For Pete Gerica, a 57-year-old New Orleans-area crab fisherman, the spill isn't just a blow to the economy but to his autonomy. With about 35 percent of the Gulf's federal waters and 57 percent of the state's fishing grounds now closed, Gerica has found himself fenced out of his traditional waters and stuck, with plenty of company, in Lake Pontchartrain, just north of New Orleans. The 40- by 24-mile brackish lake may seem large, "but there are 40 to 50 of us in there now, with some guys fishing 300 to 500 crab traps," says Gerica. "That's thousands of traps—an unreal number. The pie is getting cut thinner and thinner."

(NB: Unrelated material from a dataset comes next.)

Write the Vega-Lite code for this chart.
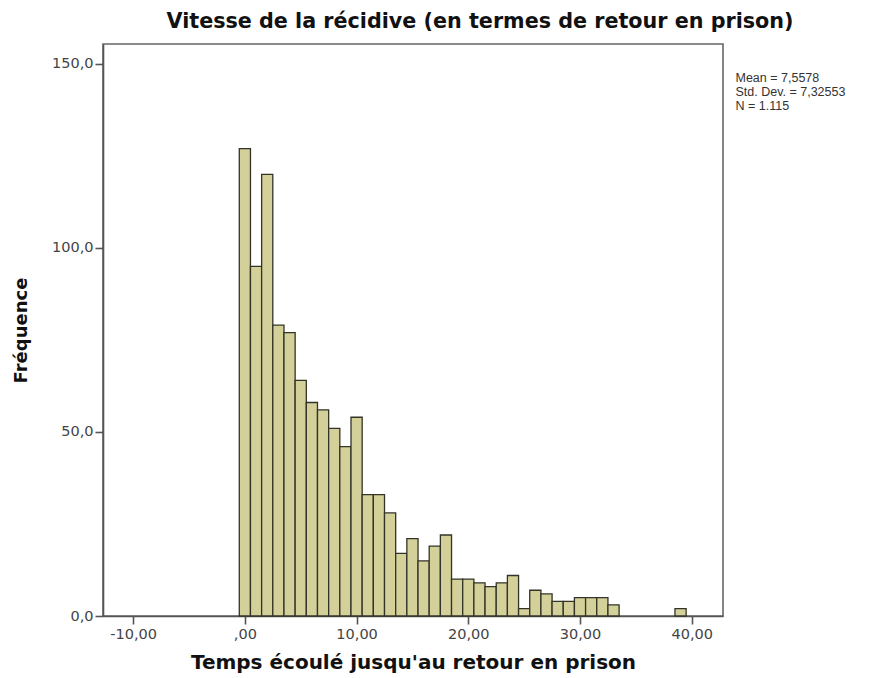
{
  "$schema": "https://vega.github.io/schema/vega-lite/v6.json",
  "width": 620,
  "height": 572,
  "autosize": "none",
  "padding": {"left": 103, "top": 44, "right": 162, "bottom": 62},
  "background": "white",
  "title": {
    "text": "Vitesse de la récidive (en termes de retour en prison)",
    "font": "DejaVu Sans",
    "fontSize": 20.7,
    "fontWeight": "bold",
    "color": "#111111",
    "anchor": "middle",
    "dx": 67,
    "offset": 11
  },
  "config": {
    "locale": {"number": {"decimal": ",", "thousands": ".", "grouping": [3], "currency": ["", ""], "minus": "-"}},
    "view": {"fill": "#f0f0f0", "stroke": "#666666", "strokeWidth": 1.6},
    "axis": {
      "grid": false,
      "domainColor": "#555555",
      "domainWidth": 1.6,
      "tickColor": "#555555",
      "tickWidth": 1.6,
      "tickSize": 8,
      "labelFont": "DejaVu Sans",
      "labelFontSize": 14.5,
      "labelColor": "#444444",
      "titleFont": "DejaVu Sans",
      "titleFontWeight": "bold",
      "titleColor": "#111111"
    }
  },
  "datasets": {
    "hist": [
      {"start": -0.5, "end": 0.5, "count": 127},
      {"start": 0.5, "end": 1.5, "count": 95},
      {"start": 1.5, "end": 2.5, "count": 120},
      {"start": 2.5, "end": 3.5, "count": 79},
      {"start": 3.5, "end": 4.5, "count": 77},
      {"start": 4.5, "end": 5.5, "count": 64},
      {"start": 5.5, "end": 6.5, "count": 58},
      {"start": 6.5, "end": 7.5, "count": 56},
      {"start": 7.5, "end": 8.5, "count": 51},
      {"start": 8.5, "end": 9.5, "count": 46},
      {"start": 9.5, "end": 10.5, "count": 54},
      {"start": 10.5, "end": 11.5, "count": 33},
      {"start": 11.5, "end": 12.5, "count": 33},
      {"start": 12.5, "end": 13.5, "count": 28},
      {"start": 13.5, "end": 14.5, "count": 17},
      {"start": 14.5, "end": 15.5, "count": 21},
      {"start": 15.5, "end": 16.5, "count": 15},
      {"start": 16.5, "end": 17.5, "count": 19},
      {"start": 17.5, "end": 18.5, "count": 22},
      {"start": 18.5, "end": 19.5, "count": 10},
      {"start": 19.5, "end": 20.5, "count": 10},
      {"start": 20.5, "end": 21.5, "count": 9},
      {"start": 21.5, "end": 22.5, "count": 8},
      {"start": 22.5, "end": 23.5, "count": 9},
      {"start": 23.5, "end": 24.5, "count": 11},
      {"start": 24.5, "end": 25.5, "count": 2},
      {"start": 25.5, "end": 26.5, "count": 7},
      {"start": 26.5, "end": 27.5, "count": 6},
      {"start": 27.5, "end": 28.5, "count": 4},
      {"start": 28.5, "end": 29.5, "count": 4},
      {"start": 29.5, "end": 30.5, "count": 5},
      {"start": 30.5, "end": 31.5, "count": 5},
      {"start": 31.5, "end": 32.5, "count": 5},
      {"start": 32.5, "end": 33.5, "count": 3},
      {"start": 38.5, "end": 39.5, "count": 2}
    ],
    "stats": [
      {"stat": "Mean = 7,5578"},
      {"stat": "Std. Dev. = 7,32553"},
      {"stat": "N = 1.115"}
    ]
  },
  "layer": [
    {
      "data": {"name": "hist"},
      "mark": {"type": "bar", "fill": "#d4d09a", "stroke": "#333328", "strokeWidth": 1.3},
      "encoding": {
        "x": {
          "field": "start", "type": "quantitative",
          "scale": {"domain": [-12.7, 42.8], "nice": false, "zero": false},
          "axis": {
            "values": [-10, 0, 10, 20, 30, 40],
            "format": ".2f",
            "labelExpr": "datum.value === 0 ? ',00' : datum.label",
            "title": "Temps écoulé jusqu'au retour en prison",
            "titleFontSize": 20,
            "titlePadding": 12,
            "labelPadding": 3
          }
        },
        "x2": {"field": "end"},
        "y": {
          "field": "count", "type": "quantitative",
          "scale": {"domain": [0, 155.4], "nice": false},
          "axis": {
            "values": [0, 50, 100, 150],
            "format": ".1f",
            "title": "Fréquence",
            "titleFontSize": 18,
            "titlePadding": 21,
            "labelPadding": 2
          }
        },
        "y2": {"datum": 0}
      }
    },
    {
      "data": {"name": "stats"},
      "mark": {"type": "point", "opacity": 0},
      "encoding": {
        "color": {
          "field": "stat", "type": "nominal",
          "scale": {"domain": ["Mean = 7,5578", "Std. Dev. = 7,32553", "N = 1.115"], "range": ["#333333", "#333333", "#333333"]},
          "legend": {
            "title": null,
            "orient": "none",
            "legendX": 620,
            "legendY": 28,
            "symbolSize": 0,
            "symbolStrokeWidth": 0,
            "symbolOpacity": 0,
            "labelOffset": 0,
            "labelFont": "Liberation Sans",
            "labelFontSize": 12.5,
            "labelColor": "#333333",
            "rowPadding": 1,
            "padding": 0
          }
        }
      }
    }
  ]
}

Tinakon Dan Sananikone, 49, is feeling pressure too. A Laotian immigrant who came with his family to the U.S. in 1976, he founded a successful crab wholesaling operation. Before the spill, about 20 crabbers sold to him at his docks in Lockport, La., about 50 miles south of New Orleans. Since the spill, he's lost about 70 percent of his sellers; their grounds have closed or they've gone to work for BP. "We're just trying to hang on," he says.

Griffith, staring out at a thunderstorm that is now clearly headed for the beach, says at least storms come and go. A Katrina survivor—he was swept from a Biloxi building by a surge and nearly drowned—he sees no end to the BP nightmare. In past years he easily made $10,000, including overtime, in the prime six weeks of the season; this year he will make about $3,000 to $4,000. Next to go, he fears, will be his job.

"But it's not just our business," says Griffith. "It's hotels, the restaurants, the souvenir shops. It's the lady we buy our plastic bags from. She's got a warehouse full of bags. I feel bad for her, but we can't buy the bags because we don't have anything to put in them."